The talk of the soccer World Cup has been, aside from the usual bashing of Americans for our lack of enthusiasm for the sport, the vuvuzela and its role in driving those of us who wanted to watch a bit of Cup action absolutely crazy. Were this just a World Cup phenomenon I would not be concerned. But there is a clear and present danger of the plastic horns showing up at American sporting events.

It was with dismay that I read of the infernal plot between a promotional company, a Chinese manufacturer and the Florida Marlins baseball team to introduce the hellish horn to Major League Baseball. Say it ain't so, Joe!

But the news report's wording also caught my eye: "As an homage to the South African World Cup, (the Marlins) ordered their branded horns back in February..."

An homage? My computer dictionary and my OED both stick with the traditional pronunciation of homage as "HAH-mij." That's it. There's no second pronunciation contemplated. So I would say "a homage." I wonder if the writer of that news clip has fallen victim to the film industry's self-important Frenchification of the word as "oh-MAHZH."

"Homage" has a French derivation all right, but it probably crossed the Channel with the Normans. It certainly has been with us since at least the days of Chaucer. Surely we can give it an Anglo-Saxon pronunciation after more than seven centuries.

Tuesday, July 6, 2010

Un momento, por favor

Television is a great source for observing the state of language, simply because it brings more speakers to our attention. Here you can hear candid speech and scripted speech. It is unsurprising to hear bad grammar and strange word choice in the former, but when errors creep into scripts, we know there is a problem.

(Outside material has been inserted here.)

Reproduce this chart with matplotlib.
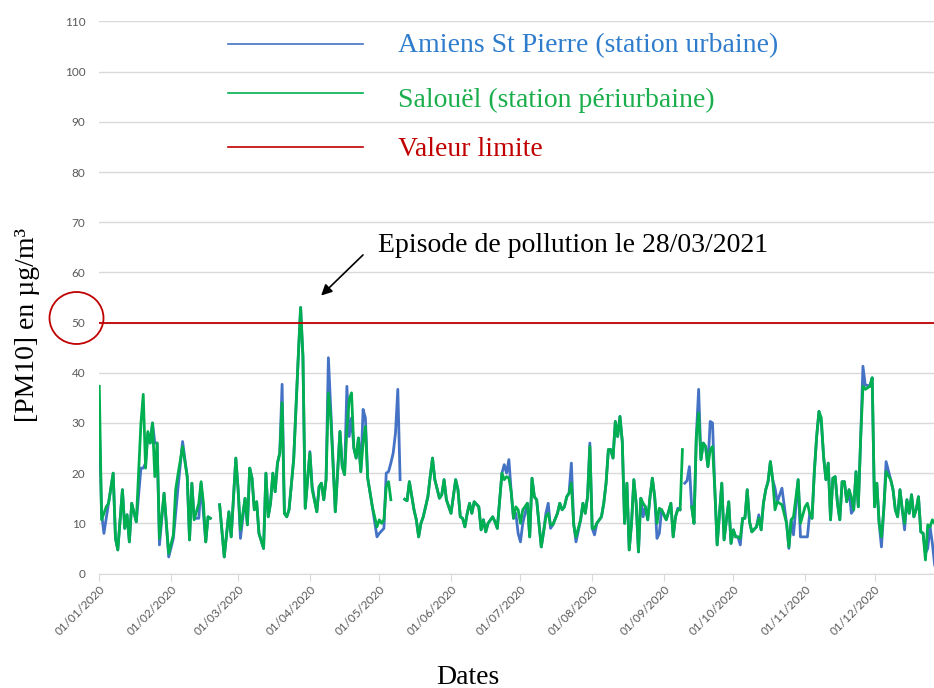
import numpy as np
import matplotlib.pyplot as plt
import matplotlib.dates as mdates
from matplotlib.patches import Ellipse
from matplotlib.lines import Line2D

nan = np.nan

# jour de l'annee (0 = 01/01/2020)
jours = [
    0, 1, 2, 3, 4, 6, 7, 8, 10, 11, 12, 13, 14, 16, 18, 19, 20, 21, 22, 23, 24, 25, 26, 28, 30,
    32, 33, 34, 36, 38, 39, 40, 41, 43, 44, 45, 46, 47, 48, 49, 52, 54, 56, 57, 59,
    60, 61, 63, 64, 65, 66, 67, 68, 69, 71, 72, 73, 74, 75, 76, 77, 78, 79, 80, 81, 82, 84, 86, 87, 88, 89,
    91, 92, 94, 95, 96, 97, 98, 99, 100, 102, 104, 105, 106, 107, 108, 109, 110, 111, 112, 113, 114, 115, 116, 118, 120,
    121, 122, 123, 124, 125, 126, 127, 128, 129, 130, 131, 132, 133, 134, 136, 137, 138, 139, 140, 142, 143, 144, 145, 147, 148, 149, 150,
    152, 154, 155, 156, 157, 158, 159, 160, 161, 162, 164, 165, 166, 167, 168, 170, 171, 172, 174, 175, 176, 177, 178, 179, 180, 181,
    182, 183, 185, 186, 187, 188, 189, 190, 191, 192, 193, 194, 195, 196, 198, 199, 200, 201, 202, 203, 204, 205, 206, 208, 209, 210, 211, 212,
    213, 214, 215, 217, 218, 219, 220, 221, 222, 223, 224, 225, 226, 227, 228, 229, 230, 231, 232, 233, 234, 235, 236, 237, 238, 239, 240, 241, 242, 243,
    245, 246, 247, 248, 249, 250, 251, 252, 253, 254, 255, 256, 257, 258, 259, 260, 261, 262, 263, 264, 265, 266, 267, 269, 270, 271, 272, 273,
    274, 275, 276, 277, 278, 279, 280, 281, 282, 284, 285, 286, 287, 288, 289, 290, 291, 292, 293, 295, 297, 298, 299, 300, 302, 303,
    305, 306, 307, 308, 309, 310, 311, 312, 313, 314, 315, 316, 317, 318, 319, 320, 321, 322, 323, 324, 325, 326, 327, 328, 329, 330, 331, 332, 333, 334,
    335, 336, 337, 338, 339, 340, 342, 343, 344, 345, 346, 347, 348, 349, 350, 351, 352, 353, 354, 355, 356, 357, 358, 359, 360, 361,
]

# Salouel (station periurbaine)
salouel = [
    37.3, 10.7, 12, 13.3, 14, 20, 7, 4.7, 16.7, 9, 11.7, 6.3, 14, 10.3, 30, 35.7, 21, 28.3, 26, 30, 19.3, 26, 7, 16, 4,
    7.7, 16.7, 19.7, 25.3, 19.3, 6.7, 18, 10.7, 14, 18.3, 14, 6.3, 11.3, 11, nan, 13.7, 3.3, 12.3, 7.3, 23,
    16.7, 8.7, 15, 9.7, 21, 19, 12.7, 14.3, 8, 5, 20, 11.3, 14, 20, 16.3, 22, 24, 34, 12, 11.3, 12.7, 22.7, 43.3, 53, 43.3, 13,
    24, 16.7, 12.3, 17.3, 18, 14.7, 18.7, 36, 31.3, 12.3, 28.3, 21.3, 19.7, 28.7, 34.7, 36, 25, 23, 27, 20.3, 26, 29.3, 19, 13.3, 9.3,
    10.7, 10, 10.7, 17.3, 18.3, 14.7, nan, nan, nan, nan, nan, 14.8, 14.5, 18.3, 12.7, 10.7, 7.3, 10, 11.3, 15.3, 19.3, 23, 18.7, 15, 15.7, 18.7, 14.7,
    12, 18.7, 16.7, 11.3, 11, 9.3, 12, 14, 12, 14.3, 13.3, 8.7, 10.7, 8.3, 10, 11.3, 10.3, 9, 20, 18.7, 19.3, 19, 16.3, 11, 13.3, 12.7,
    10, 12.7, 14, 7.3, 19, 15.3, 14.7, 10, 5.3, 8.3, 11.3, 12, 9.7, 9.7, 12, 14, 12.7, 13.3, 15.3, 16, 18, 9.7, 7.3, 10.7, 14, 12, 15.3, 25.3,
    9, 9, 10, 11.3, 14, 18, 24.7, 24.7, 23, 30.3, 27.3, 31.3, 26.3, 10, 18, 4.7, 10, 18.7, 14, 4.3, 15, 14, 13.3, 10.7, 15.3, 19, 15.3, 10, 13, 12.7,
    10.7, 12.3, 14, 7.3, 11.3, 12.7, 12.7, 24.7, nan, nan, nan, 13.3, 10, 27.3, 32, 22.7, 26, 25.3, 21.3, 24.7, 25.3, 16.7, 5.7, 18, 6.7, 10.7, 14.3, 6,
    8.7, 7.3, 7.3, 7, 11, 11, 16.7, 10.3, 8.3, 9.3, 11, 8.7, 14, 16.7, 18.3, 22.3, 18.7, 12.7, 14.3, 13.7, 10, 5.3, 10.7, 11.3, 18.7, 10,
    13.3, 14, 12, 11, 20.3, 27.3, 32.3, 31, 23.3, 18.7, 22, 10.7, 19, 19.3, 14, 10.7, 18.3, 18.3, 14.3, 16.7, 15.3, 12.7, 20.3, 13.3, 26.7, 37.3, 36.7, 37, 37.3, 39,
    13.3, 18, 10, 7.3, 12.7, 20.3, 18.7, 16.7, 12.7, 11.3, 16.7, 12.7, 10, 14.7, 12, 15.7, 11.3, 12.7, 15.3, 8.3, 8, 2.7, 9.7, 9.3, 10.7, 10,
]

# Amiens St Pierre (station urbaine)
amiens = [
    29.7, 12, 8, 11, 14, 20, 7, 4.7, 16.7, 9, 11.7, 6.3, 14, 10.3, 21, 21, 22, 28, 26, 30, 26, 26, 5.7, 16, 3.3,
    7, 12, 17, 26.3, 19.3, 6.7, 18, 11, 11, 18, 12, 6.3, 11.3, 11, nan, 13.7, 3.3, 12.3, 7.3, 23,
    16.7, 7, 15, 9.7, 21, 19, 12.7, 14.3, 8, 5, 20, 11.3, 14, 20, 16.3, 22, 24, 37.7, 12, 11.3, 12.7, 22.7, 43.3, 53, 43.3, 13,
    24.3, 17.3, 12.3, 17.3, 18, 14.7, 18.7, 43, 33, 12.3, 28.3, 21.3, 19.7, 37.3, 27.3, 31, 25, 23, 27, 20.3, 32.7, 31, 19, 13.3, 7.3,
    8, 8.5, 9, 20, 20.3, 22, 24, 28, 36.7, 18.7, nan, 14.8, 14.5, 18.3, 12.7, 10.7, 7.3, 10, 11.3, 15.3, 19.3, 23, 18.7, 15, 15.7, 18.7, 14.7,
    12, 18.7, 16.7, 11.3, 11, 9.3, 12, 14, 12, 14.3, 13.3, 8.7, 10.7, 8.3, 10, 11.3, 10.3, 9, 20, 21.7, 20, 22.7, 16.3, 11, 12, 8,
    6.3, 10, 14, 7.3, 19, 15.3, 14.7, 10, 5.3, 8.3, 12, 14, 9, 9.7, 12, 14, 12.7, 13.3, 15.3, 16, 22, 10, 6.3, 10.7, 14, 12, 15.3, 26,
    9, 7.7, 10, 11.3, 14, 18, 24.7, 24.7, 23, 30.3, 27.3, 31.3, 26.3, 10, 18, 4.7, 10, 18.7, 14, 4.3, 15, 11.3, 13.3, 10.7, 15.3, 19, 15.3, 7, 8, 12.7,
    10.7, 12.3, 14, 7.3, 11.3, 13, 12.7, nan, 18, 18.5, 21.3, 13.3, 10, 27.3, 36.7, 22.7, 26, 25.3, 21.3, 30.3, 30, 16.7, 5.7, 18, 6.7, 10.7, 14.3, 6,
    8.7, 7.3, 7.3, 5.7, 11, 11, 16.7, 10.3, 8.3, 9.3, 11.7, 8.7, 14, 16.7, 18.3, 22.3, 18.7, 17, 14.3, 17, 10, 5, 10.7, 7.7, 18.7, 7.3,
    7.3, 7.3, 12, 11, 20.3, 27.3, 32.3, 30, 23.3, 18.7, 22, 10.7, 19, 19.3, 14, 10.7, 18.3, 18.3, 14.3, 16.7, 12, 12.7, 20.3, 13.3, 26.7, 41.3, 37.5, 37.5, 37.3, 39,
    13.3, 18, 10, 5.3, 12.7, 22.3, 18.7, 16.7, 12.7, 11.3, 16.7, 12.7, 8.7, 14.7, 12, 15.7, 11.3, 12.7, 15.3, 8.3, 8, 4, 5, 9.3, 6, 1.7,
]

valeur_limite = 50
legende = ['Amiens St Pierre (station urbaine)', 'Salouël (station périurbaine)', 'Valeur limite']
couleurs = ['#4472c4', '#00b050', '#c00000']
couleurs_txt = ['#2f7ccc', '#1aaf4c', '#c00000']

dates = np.datetime64('2020-01-01') + np.array(jours)
serif = 'Liberation Serif'

fig = plt.figure(figsize=(9.34, 6.88), dpi=100)
ax = fig.add_axes([0.1063, 0.1664, 0.8937, 0.8024])

ax.plot(dates, amiens, color=couleurs[0], lw=2.0)
ax.plot(dates, salouel, color=couleurs[1], lw=2.0)
ax.axhline(valeur_limite, color=couleurs[2], lw=1.3)

ax.set_ylim(0, 110)
ax.set_yticks(range(0, 111, 10))
ax.set_xlim(np.datetime64('2020-01-01'), np.datetime64('2020-12-26T17:00'))
ax.grid(axis='y', color='#d9d9d9', lw=1)
ax.set_axisbelow(True)
for s in ['top', 'right', 'left']:
    ax.spines[s].set_visible(False)
ax.spines['bottom'].set_color('#d9d9d9')

ax.xaxis.set_major_locator(mdates.MonthLocator())
ax.xaxis.set_major_formatter(mdates.DateFormatter('%d/%m/%Y'))
ax.tick_params(axis='y', length=0, pad=10, labelcolor='#595959', labelsize=8.5)
ax.tick_params(axis='x', length=5, color='#d9d9d9', pad=2, labelcolor='#595959', labelsize=8.5)
for lab in ax.get_xticklabels() + ax.get_yticklabels():
    lab.set_family(['Lato', 'DejaVu Sans'])
for lab in ax.get_xticklabels():
    lab.set_rotation(45)
    lab.set_ha('right')
    lab.set_rotation_mode('anchor')

# legende
W, H = 934, 688
for i, y in enumerate([44, 93, 147]):
    fig.add_artist(Line2D([228 / W, 363 / W], [1 - y / H, 1 - y / H], color=couleurs[i], lw=1.2))
for i, y in enumerate([46, 100, 150]):
    fig.text(398 / W, 1 - y / H, legende[i], color=couleurs_txt[i], fontsize=20,
             family=serif, va='center', ha='left')

# episode de pollution
fig.text(378 / W, 1 - 245 / H, 'Episode de pollution le 28/03/2021', fontsize=20,
         family=serif, va='center', ha='left')
ax.annotate('', xy=(np.datetime64('2020-04-05'), 55), xytext=(365 / W, 1 - 253 / H),
            textcoords='figure fraction',
            arrowprops=dict(arrowstyle='-|>', color='black', lw=1.2, mutation_scale=16))

# cercle autour de 50
fig.add_artist(Ellipse((76.5 / W, 1 - 318 / H), 54 / W, 52 / H, transform=fig.transFigure,
                       fill=False, edgecolor='#c00000', lw=1.3))

fig.text(28 / W, 1 - 325 / H, '[PM10] en µg/m³', rotation=90, fontsize=20,
         family=serif, va='center', ha='center')
fig.text(468 / W, 1 - 677 / H, 'Dates', fontsize=20, family=serif, va='center', ha='center')

fig.savefig('out.png', dpi=100)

I am more amused than dismayed by the widespread mispronunciation of "nuclear." Not only two presidents (G.W. Bush and Carter) invariably said "nucular," so did Kiefer Sutherland as Jack Bauer and the narrator of a documentary on, believe it or not, nuclear power. You'd think if your script called for a narrator to say "nuclear" about 1,000 times, you'd make sure he could pronounce it.

I'm more bothered by "momento." Recently I heard a narrator—therefore scripted—say that someone had taken an item as a "momento." Did the script say that? The word he wanted was "memento."

"Memento" comes from the same Latin word as "remember." So, really, it should be easy to remember because memento and remember are first cousins.

Friday, July 2, 2010

Capital, Capital


I recently read an online column that referred to Washington, D.C., as "the nation's capitol." Oh, dear. I'm sure it was a slip of the keyboard, because we all know that Washington is the "capital," while the "Capitol" is the building in which Congress meets.

But a question occurred to me for the first time—why? Why does the building have an "o"? This turned out to be a more difficult question to answer than I had imagined. The Capitol's Web site's FAQ page does not answer it, and there is no SAQ page for Seldom Asked Questions. The history of the Capitol addresses why the building is placed where it is, but no source I found contemplated the question "Why is it called the Capitol?"

The only other "capitol" I could find was a fleeting reference to the Collis Capitolinus or Capitoline Hill in Rome, the site of the ancient Temple of Jupiter, now called Campidoglio.

I can only infer that our Capitol was named for the long-gone structure that was ancient Rome's preeminent temple. The Founding Fathers, many of whom were beneficiaries of a classical education, made reference to the Roman republic in their writings and organizations, such as the Society of the Cincinnati, based on the Roman consul, Cincinnatus, a farmer who led Rome in time of war and then returned to his farm. George Washington, even then thought of as America's Cincinnatus, was the society's first president.

Maybe I should let the folks who manage the Capitol Web site know about this.